Footfall in UK retail destinations rose by +4.9% last week from the week before, with rises of +6.9% in high streets and +4.8% in shopping centres versus just +0.8% in retail parks. Footfall across all retail destinations rose by an average of +3.9% from Sunday to Friday from the week before, however this rose to +8.2% over the August bank holiday weekend as shoppers made the most of the long weekend ahead of back to school this week.
However, despite the bank holiday weekend uplift in footfall, there was a sharp dip of -11.7% on bank holiday Monday, the latest numbers from Springboard show. A large proportion of this decline came from shopping centres where footfall declined by -10.8%, but rising by +4.5% in retail parks as shoppers headed to food stores to restock on household essentials.
Over the course of the week, the largest uplift occurred in high streets, where the increase from the week before averaged +5% from Sunday to Friday and then +14.8% on Saturday and Sunday. In shopping centres, the increase between Sunday to Friday was similar to that in high streets, however, over the bank holiday weekend they did not fare as well with a more modest increase that averaged
+5.3%. In coastal towns footfall rose by +19.8% over the bank holiday weekend, and by +20.1% in historic towns.
Footfall last week was +14.2% higher than in the same week in 2020, and +23.4% higher in high streets, demonstrating how much better bricks and mortar retail performed compared with August bank holiday last year. In contrast, the gains made by retail parks and shopping centres last week from 2020 were far more modest, with footfall +3.2% higher than the 2020 level in retail parks and +5.7% higher in shopping centres. The strengthening of retail is reflected in the comparison with 2019, with the gap across all retail destinations last week from 2019 at -16.3%.
Diane Wehrle, Insights Director at Springboard comments: “In the final week of the school summer holiday period, footfall across UK retail destinations continued to rise from the week before, although the increase was wholly driven by high streets and shopping centres, rather than retail parks.”
She continues: “Footfall rose on each day of the week, with larger rises occurring each day from Friday onwards.

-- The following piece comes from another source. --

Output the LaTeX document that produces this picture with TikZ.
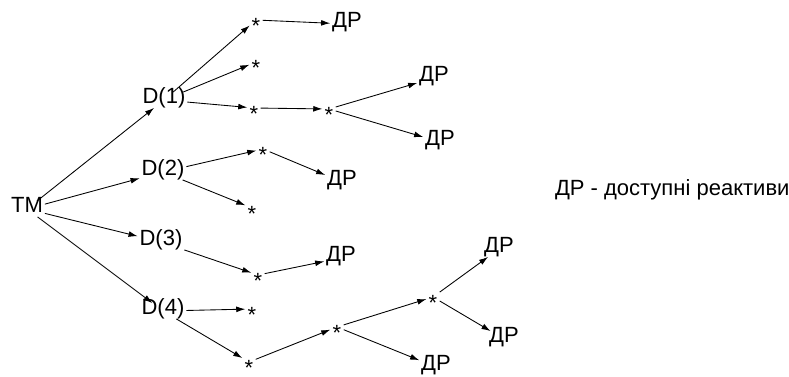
\documentclass[tikz,border=0pt]{standalone}
\usepackage{fontspec}
\setmainfont{Liberation Sans}
\usetikzlibrary{arrows.meta}
% asterisk lowered so that the node centre sits on the glyph
\newcommand\starglyph{\raisebox{-0.6em}[0.14em][0.14em]{*}}
\tikzset{
  lbl/.style={inner sep=1.5pt, outer sep=0pt, text height=0.72em, text depth=0.17em,
              font=\fontsize{16.5}{19}\selectfont},
  st/.style={inner sep=1.8pt, outer sep=0pt, font=\fontsize{16.5}{19}\selectfont},
  conn/.style={-{Latex[length=6.8pt,width=4.4pt]}, line width=0.65pt},
}
\begin{document}
\begin{tikzpicture}[x=0.75pt, y=-0.75pt]
\useasboundingbox (0,0) rectangle (789,377);
% root and the four D branches
\node[lbl] (tm) at (27,209) {TM};
\node[lbl] (d1) at (164,100) {D(1)};
\node[lbl] (d2) at (163,172) {D(2)};
\node[lbl] (d3) at (161,242) {D(3)};
\node[lbl] (d4) at (163,311) {D(4)};
% intermediate steps
\node[st] (s1) at (256,20) {\starglyph};
\node[st] (s2) at (256,62) {\starglyph};
\node[st] (s3) at (254,108) {\starglyph};
\node[st] (s4) at (329,109) {\starglyph};
\node[st] (s5) at (263,149) {\starglyph};
\node[st] (s6) at (252,208) {\starglyph};
\node[st] (s7) at (258,275) {\starglyph};
\node[st] (s8) at (252,309) {\starglyph};
\node[st] (s9) at (249,362) {\starglyph};
\node[st] (s10) at (337,327) {\starglyph};
\node[st] (s11) at (433,297) {\starglyph};
% available reagents
\node[lbl] (ra) at (347,24) {ДР};
\node[lbl] (rb) at (434,78) {ДР};
\node[lbl] (rc) at (440,142) {ДР};
\node[lbl] (rd) at (342,182) {ДР};
\node[lbl] (re) at (341,258) {ДР};
\node[lbl] (rf) at (499,249) {ДР};
\node[lbl] (rg) at (504,339) {ДР};
\node[lbl] (rh) at (436,367) {ДР};
% legend
\node[lbl, anchor=west] (leg) at (553,192) {ДР - доступні реактиви};
% connectors
\draw[conn] (tm) -- (d1);
\draw[conn] (tm) -- (d2);
\draw[conn] (tm) -- (d3);
\draw[conn] (tm) -- (d4);
\draw[conn] (d1) -- (s1);
\draw[conn] (d1) -- (s2);
\draw[conn] (d1) -- (s3);
\draw[conn] (s1) -- (ra);
\draw[conn] (s3) -- (s4);
\draw[conn] (s4) -- (rb);
\draw[conn] (s4) -- (rc);
\draw[conn] (d2) -- (s5);
\draw[conn] (d2) -- (s6);
\draw[conn] (s5) -- (rd);
\draw[conn] (d3) -- (s7);
\draw[conn] (s7) -- (re);
\draw[conn] (d4) -- (s8);
\draw[conn] (d4) -- (s9);
\draw[conn] (s9) -- (s10);
\draw[conn] (s10) -- (s11);
\draw[conn] (s10) -- (rh);
\draw[conn] (s11) -- (rf);
\draw[conn] (s11) -- (rg);
\end{tikzpicture}
\end{document}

Over the bank holiday weekend, the increase in footfall in high streets from the previous week was three times as great as the average over the preceding six days from Sunday to Friday, and in shopping centres it was twice as great. In contrast, in retail parks footfall declined over the bank holiday weekend from the week before. The bank holiday weekend was particularly positive for towns that appeal to both day and overnight visitors such as coastal and historic towns, demonstrating the significance of staycations this year.”
Wehrle adds: “Bank Holiday Monday was clearly a transfer day for many and an opportunity to restock on food and household essentials, as footfall declined from the previous Monday in both high streets and shopping centres whilst it rose in retail parks, undoubtedly driven by the presence of food stores.”
She concludes: “The positive news for bricks and mortar retail destinations is that footfall last week was noticeably higher than in the same week in 2020 when the August bank holiday also occurred, particularly in high streets; and the gap from 2019 was the smallest of any week since the start of the pandemic in March 2020.”